Em Brumadinho os técnicos e donos da Vale foram diretamente responsáveis pela tragédia. O rompimento da barragem nem mercê o nome de acidente, mas sim de assassinato, uma vez que eles sabiam dos problemas e fragilidades na estrutura da barragem, e se omitiram.

Em Capitólio, Minas Gerais, as autoridades municipais deveriam ter um plano de verificação e de demarcação de áreas de risco e de prevenção de acidentes, bem como a proibição de passeios no lago em caso de mau tempo.

Depois do ocorrido é que técnicos e autoridades se reuniram para entender o que ocorreu, e traçar planos futuros. A propósito, há um ditado popular que diz que “brasileiro só fecha a porta depois que é roubado”, e ele se aplica bem a esse caso.

Em todas essas ocorrências, à exceção da tragédia do World Trade Center, fica para nós a reflexão de que é preciso estarmos atentos aos sinais dados pela natureza, pelo tempo, e pelas circunstâncias. A natureza está falando conosco todos os dias, todas as horas. Uma casa não vem ao chão de uma hora para outra. Primeiro ela vai apresentando rachaduras, que depois vão se tornando mais espaçadas, e, se nada for feito, a casa vem abaixo.

Há pessoas que conseguem prever coisas que ocorrerão muito tempo depois apenas observando os sinais dados pela natureza. Por exemplo, em 2012, o médico Flávio Freitas, fazia um passeio de barco pelos cânions no lago de Furna, quando uma fenda na rocha chamou sua atenção.

Em uma dessas viagens, passei por esse local onde houve o acidente, um dos mais visitados ali em Capitólio, e aquela fenda me chamou atenção, porque realmente ela é extensa, larga. Visualmente, ela apresentava um aspecto perigoso. Fiz a foto na ocasião e escrevi: 'Essa pedra vai cair”. disse o médico, hoje com 52 anos, em entrevista ao jornal O Globo, depois do acidente ocorrido no último sábado.

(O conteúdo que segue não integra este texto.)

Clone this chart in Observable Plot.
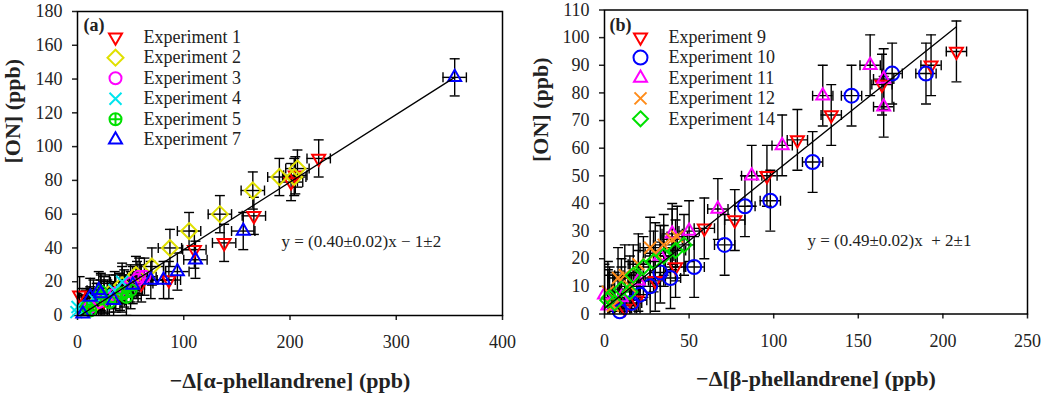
<!DOCTYPE html>
<html><head><meta charset="utf-8">
<script src="https://cdn.jsdelivr.net/npm/d3@7"></script>
<script src="https://cdn.jsdelivr.net/npm/@observablehq/plot@0.6"></script>
<style>
html,body{margin:0;padding:0;background:#fff;}
#wrap{display:flex;width:1044px;height:394px;overflow:hidden;}
svg{display:block;}
g[aria-label$="tick"] path, g[aria-label$="tick"] line {stroke-width:1.5;}
</style></head><body><div id="wrap"></div>
<script>
// ---------- Panel (a) data: [-Δ[α-phellandrene], [ON]] ----------
const namesA = ["Experiment 1","Experiment 2","Experiment 3","Experiment 4","Experiment 5","Experiment 7"];
const exp1 = [[227,93],[201,79],[205,83],[166,59],[138,43],[110,39],[86,21],[60,19],[40,14],[25,9],[12,6],[2,12]];
const exp2 = [[207,87],[204,82],[190,82],[165,74],[134,60],[105,50],[87,40],[70,29],[55,24],[42,18],[30,13],[18,8]];
const exp3 = [[58,23],[63,23],[56,21],[50,19],[44,16],[36,13],[28,10],[20,8],[12,5]];
const exp4 = [[-1,2],[0,5],[15,10],[35,15],[42,20],[25,12],[8,4]];
const exp5 = [[9,5],[12,3],[22,10],[22,14],[42,13],[46,11],[30,8],[50,15]];
const exp7 = [[355,141],[156,50],[111,33],[94,26],[81,21],[69,21],[52,18],[34,9],[22,13],[20,15],[12,11],[5,1]];
const errA = [11, 11];            // ± x error, ± y error (ppb)
const fitA = [0.40, -1, 2.5, 355]; // slope, intercept, x start, x end
const xTicksA = [0,100,200,300,400];
const yTicksA = [0,20,40,60,80,100,120,140,160,180];
const eqA = "y = (0.40±0.02)x \u2212 1±2";

// ---------- Panel (b) data: [-Δ[β-phellandrene], [ON]] ----------
const namesB = ["Experiment 9","Experiment 10","Experiment 11","Experiment 12","Experiment 14"];
const exp9  = [[208,95],[193,90],[164,83],[134,72],[114,63],[96,50],[77,34],[59,31],[42,17],[30,12],[19,5],[12,2],[5,4]];
const exp10 = [[190,87],[170,87],[146,79],[123,55],[98,41],[83,39],[71,25],[53,17],[39,13],[33,15],[27,10],[21,7],[16,4],[9,1]];
const exp11 = [[157,90],[165,85],[165,75],[129,79],[105,61],[87,50],[67,38],[50,30],[40,29],[33,21],[20,12],[10,6],[2,3],[0,7]];
const exp12 = [[43,28],[40,27],[27,24],[20,18],[12,14],[8,13],[2,8],[5,3],[15,10],[30,22],[35,25]];
const exp14 = [[47,25],[42,23],[35,21],[29,19],[23,17],[17,14],[15,8],[10,9],[6,4],[3,6],[2,5]];
const errB = [6, 11];
const fitB = [0.49, 2, 0, 208];
const xTicksB = [0,50,100,150,200,250];
const yTicksB = [0,10,20,30,40,50,60,70,80,90,100,110];
const eqB = "y = (0.49±0.02)x  + 2±1";

// ---------- symbols ----------
function sym(kind){
  return {draw(ctx, size){
    const r = Math.sqrt(size/Math.PI);
    const h = r*Math.sqrt(3);
    switch(kind){
      case "down": ctx.moveTo(-r,-h/3); ctx.lineTo(r,-h/3); ctx.lineTo(0,2*h/3); ctx.closePath(); break;
      case "up": ctx.moveTo(-r,h/3); ctx.lineTo(r,h/3); ctx.lineTo(0,-2*h/3); ctx.closePath(); break;
      case "diamond": ctx.moveTo(0,-r); ctx.lineTo(r,0); ctx.lineTo(0,r); ctx.lineTo(-r,0); ctx.closePath(); break;
      case "circle": ctx.moveTo(r,0); ctx.arc(0,0,r,0,2*Math.PI); break;
      case "times": ctx.moveTo(-r,-r); ctx.lineTo(r,r); ctx.moveTo(-r,r); ctx.lineTo(r,-r); break;
      case "circleplus": ctx.moveTo(r,0); ctx.arc(0,0,r,0,2*Math.PI); ctx.moveTo(-r,0); ctx.lineTo(r,0); ctx.moveTo(0,-r); ctx.lineTo(0,r); break;
      case "capH": ctx.moveTo(-r,0); ctx.lineTo(r,0); break;
      case "capV": ctx.moveTo(0,-r); ctx.lineTo(0,r); break;
    }
  }};
}

const FONT = "'Liberation Serif','Times New Roman',serif";

function panel(cfg){
  const {series, err, fit, xDomain, yDomain, xTicks, yTicks, width, margins, eq, tag, xlabel, leg} = cfg;
  const [ex, ey] = err;
  const all = series.flatMap(s => s.data);
  const marks = [];
  const bar = {stroke:"black", strokeWidth:1.4, clip:true};
  // error bars
  marks.push(Plot.ruleX(all, {x: d=>d[0], y1: d=>d[1]-ey, y2: d=>d[1]+ey, ...bar}));
  marks.push(Plot.ruleY(all, {y: d=>d[1], x1: d=>d[0]-ex, x2: d=>d[0]+ex, ...bar}));
  marks.push(Plot.dot(all, {x: d=>d[0], y: d=>d[1]+ey, symbol: sym("capH"), r:5, ...bar}));
  marks.push(Plot.dot(all, {x: d=>d[0], y: d=>d[1]-ey, symbol: sym("capH"), r:5, ...bar}));
  marks.push(Plot.dot(all, {x: d=>d[0]-ex, y: d=>d[1], symbol: sym("capV"), r:5, ...bar}));
  marks.push(Plot.dot(all, {x: d=>d[0]+ex, y: d=>d[1], symbol: sym("capV"), r:5, ...bar}));
  // markers
  for (const s of series) {
    marks.push(Plot.dot(s.data, {x: d=>d[0], y: d=>d[1], symbol: sym(s.symbol), r: s.r, stroke: s.color, fill:"none", strokeWidth:2}));
  }
  // regression line
  const [m, b, x0, x1] = fit;
  marks.push(Plot.line([x0, x1], {x: d=>d, y: d=>m*d+b, stroke:"black", strokeWidth:1.3}));
  // legend
  series.forEach((s, i) => {
    marks.push(Plot.dot([0], {frameAnchor:"top-left", dx: leg.mx, dy: leg.y0 + leg.step*i, symbol: sym(s.symbol), r: s.r, stroke: s.color, fill:"none", strokeWidth:2}));
    marks.push(Plot.text([s.name], {frameAnchor:"top-left", lineAnchor:"middle", dx: leg.tx, dy: leg.y0 + leg.step*i, text: d=>d, textAnchor:"start", fontSize:18, fill:"#222"}));
  });
  marks.push(Plot.text([tag], {frameAnchor:"top-left", lineAnchor:"middle", dx: leg.tagx, dy: leg.tagy, text: d=>d, textAnchor:"start", fontSize:18, fontWeight:"bold"}));
  marks.push(Plot.text([eq], {frameAnchor:"top-left", lineAnchor:"middle", dx: leg.eqx, dy: leg.eqy, text: d=>d, textAnchor:"start", fontSize:17, fill:"#222"}));
  // axis labels
  marks.push(Plot.text([xlabel], {frameAnchor:"bottom", lineAnchor:"middle", dy: leg.xl, text: d=>d, fontSize:22, fontWeight:"bold"}));
  marks.push(Plot.text(["[ON] (ppb)"], {frameAnchor:"left", lineAnchor:"middle", dx: leg.yl, rotate:-90, text: d=>d, fontSize:22, fontWeight:"bold"}));
  marks.push(Plot.frame({stroke:"black", strokeWidth:1.5}));
  return Plot.plot({
    width, height: 394,
    marginLeft: margins[0], marginRight: margins[1], marginTop: margins[2], marginBottom: margins[3],
    style: {fontFamily: FONT, fontSize: "18px", background: "#fff", color: "#222", overflow: "visible"},
    x: {domain: xDomain, ticks: xTicks, tickSize: 5, tickPadding: 15, label: null, tickFormat: d=>String(d)},
    y: {domain: yDomain, ticks: yTicks, tickSize: 5, tickPadding: 10, label: null, tickFormat: d=>String(d)},
    marks
  });
}

const pa = panel({
  series: [
    {name: namesA[0], data: exp1, symbol:"down", r:6.5, color:"#ff0000"},
    {name: namesA[1], data: exp2, symbol:"diamond", r:8, color:"#e0e000"},
    {name: namesA[2], data: exp3, symbol:"circle", r:6, color:"#ff00ff"},
    {name: namesA[3], data: exp4, symbol:"times", r:6, color:"#00e5ee"},
    {name: namesA[4], data: exp5, symbol:"circleplus", r:6, color:"#00e000"},
    {name: namesA[5], data: exp7, symbol:"up", r:6.5, color:"#0000ff"}
  ],
  err: errA, fit: fitA, xDomain:[0,400], yDomain:[0,180], xTicks: xTicksA, yTicks: yTicksA,
  width: 520, margins: [77, 18, 11, 79], eq: eqA, tag: "(a)",
  xlabel: "\u2212\u0394[\u03b1-phellandrene] (ppb)",
  leg: {mx: 38, tx: 66, y0: 25.7, step: 20.5, tagx: 6, tagy: 14, eqx: 204, eqy: 230, xl: 65, yl: -65}
});
const pb = panel({
  series: [
    {name: namesB[0], data: exp9, symbol:"down", r:6.5, color:"#ff0000"},
    {name: namesB[1], data: exp10, symbol:"circle", r:7, color:"#0000ff"},
    {name: namesB[2], data: exp11, symbol:"up", r:6.5, color:"#ff00ff"},
    {name: namesB[3], data: exp12, symbol:"times", r:6, color:"#ff8c1a"},
    {name: namesB[4], data: exp14, symbol:"diamond", r:7.5, color:"#00e000"}
  ],
  err: errB, fit: fitB, xDomain:[0,250], yDomain:[0,110], xTicks: xTicksB, yTicks: yTicksB,
  width: 524, margins: [84, 17, 9.5, 80.5], eq: eqB, tag: "(b)",
  xlabel: "\u2212\u0394[\u03b2-phellandrene] (ppb)",
  leg: {mx: 36, tx: 64, y0: 27.2, step: 20.4, tagx: 5, tagy: 15.5, eqx: 203, eqy: 230.5, xl: 64.5, yl: -64}
});
document.getElementById("wrap").append(pa, pb);
</script>
</body></html>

Naquela ocasião, ele chegou a postar no Facebook uma foto da rocha com os dizeres: “ESSA ´PEDRA VAI CAIR”. Percebam que nem geólogo ele era, mas conseguiu, através da observação de um fato, prevê um acontecimento que ocorreria dez anos depois. Se um médico percebeu esse fato, por que não os geólogos que cuidam da área não perceberam?

O mesmo também se aplica as tragédias anunciadas que ocorrem todos os anos durante o período chuvoso em várias partes do Brasil? Por que o poder público não age realizando obras que impeçam tais acidentes, sabendo que eles se repetem a cada ano e, praticamente, nos mesmos lugares?